Wild salmon from the oceans have lower pollution levels, especially those from the remote waterways of Alaska and British Columbia. And certain species such as coho, chum, pink and sockeye are not subject to fish consumption advisories because of lower pollution levels than the levels found in chinook.
Further complicating matters is the fact that water quality standards designed to control pollution levels in fresh water and marine waters are out of sync with how much fish people eat in this state.
The standards assume that people eat one, 7-ounce serving of fish per month, which is too conservative, especially for certain populations, including American Indians, recreational fishers and those of Asian and Pacific Islander descent.
For instance, studies have shown that some Puget Sound tribal members consume up to 12 ounces of fish per day.
The state is in the process of updating fish consumption levels to better reflect reality. This, in turn, should lead to more stringent water quality standards more protective of the fish-eating public.

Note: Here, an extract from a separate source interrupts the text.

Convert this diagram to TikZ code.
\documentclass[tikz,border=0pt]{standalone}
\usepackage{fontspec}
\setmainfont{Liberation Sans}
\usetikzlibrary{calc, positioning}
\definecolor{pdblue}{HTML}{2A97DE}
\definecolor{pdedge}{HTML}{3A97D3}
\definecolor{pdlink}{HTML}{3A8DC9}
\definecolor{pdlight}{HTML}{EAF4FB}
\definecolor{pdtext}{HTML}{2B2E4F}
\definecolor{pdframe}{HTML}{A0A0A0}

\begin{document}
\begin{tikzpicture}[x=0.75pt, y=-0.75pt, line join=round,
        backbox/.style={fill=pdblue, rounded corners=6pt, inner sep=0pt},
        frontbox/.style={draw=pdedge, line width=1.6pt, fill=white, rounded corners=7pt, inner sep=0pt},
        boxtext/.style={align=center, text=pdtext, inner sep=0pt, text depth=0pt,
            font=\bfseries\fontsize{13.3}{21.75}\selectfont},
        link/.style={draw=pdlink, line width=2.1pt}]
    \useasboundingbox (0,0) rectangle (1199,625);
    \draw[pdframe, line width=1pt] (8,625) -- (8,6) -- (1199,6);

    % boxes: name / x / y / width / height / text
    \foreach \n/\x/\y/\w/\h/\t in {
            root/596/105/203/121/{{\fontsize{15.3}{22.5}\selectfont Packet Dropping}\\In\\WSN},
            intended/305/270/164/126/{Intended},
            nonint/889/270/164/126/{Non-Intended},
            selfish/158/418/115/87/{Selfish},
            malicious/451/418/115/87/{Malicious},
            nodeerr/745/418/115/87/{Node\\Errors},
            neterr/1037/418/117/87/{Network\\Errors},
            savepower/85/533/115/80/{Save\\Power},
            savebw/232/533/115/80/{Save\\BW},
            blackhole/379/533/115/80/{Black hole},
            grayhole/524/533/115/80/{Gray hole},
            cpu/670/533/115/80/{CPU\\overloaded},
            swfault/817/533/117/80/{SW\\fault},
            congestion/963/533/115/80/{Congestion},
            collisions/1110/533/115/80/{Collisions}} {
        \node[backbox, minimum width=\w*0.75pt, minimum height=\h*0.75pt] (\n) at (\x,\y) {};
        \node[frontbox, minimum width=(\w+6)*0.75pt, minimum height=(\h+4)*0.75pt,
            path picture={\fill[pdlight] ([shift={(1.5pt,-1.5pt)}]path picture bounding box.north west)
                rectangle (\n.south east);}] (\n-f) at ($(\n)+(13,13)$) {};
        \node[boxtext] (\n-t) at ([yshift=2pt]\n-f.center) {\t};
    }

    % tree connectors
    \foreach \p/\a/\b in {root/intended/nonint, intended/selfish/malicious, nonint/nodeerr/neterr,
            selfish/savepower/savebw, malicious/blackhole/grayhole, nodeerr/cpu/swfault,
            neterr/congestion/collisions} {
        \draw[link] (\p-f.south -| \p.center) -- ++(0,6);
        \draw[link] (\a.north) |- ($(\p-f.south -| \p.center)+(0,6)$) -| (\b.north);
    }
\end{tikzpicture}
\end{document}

Environmental and health officials in this state need look no further than our neighbors to the south for some guidance on this issue. Oregon has upgraded its fish consumption rates and the state Department of Environmental Quality responded with tougher pollution discharge standards.
Since most of the pollutants of concern are long-lasting in the environment, it will take years to see positive results in fish species popular with consumers.
But that’s no excuse to delay a more realistic assessment of fish consumption levels and pollution discharges allowed in the state’s waterways.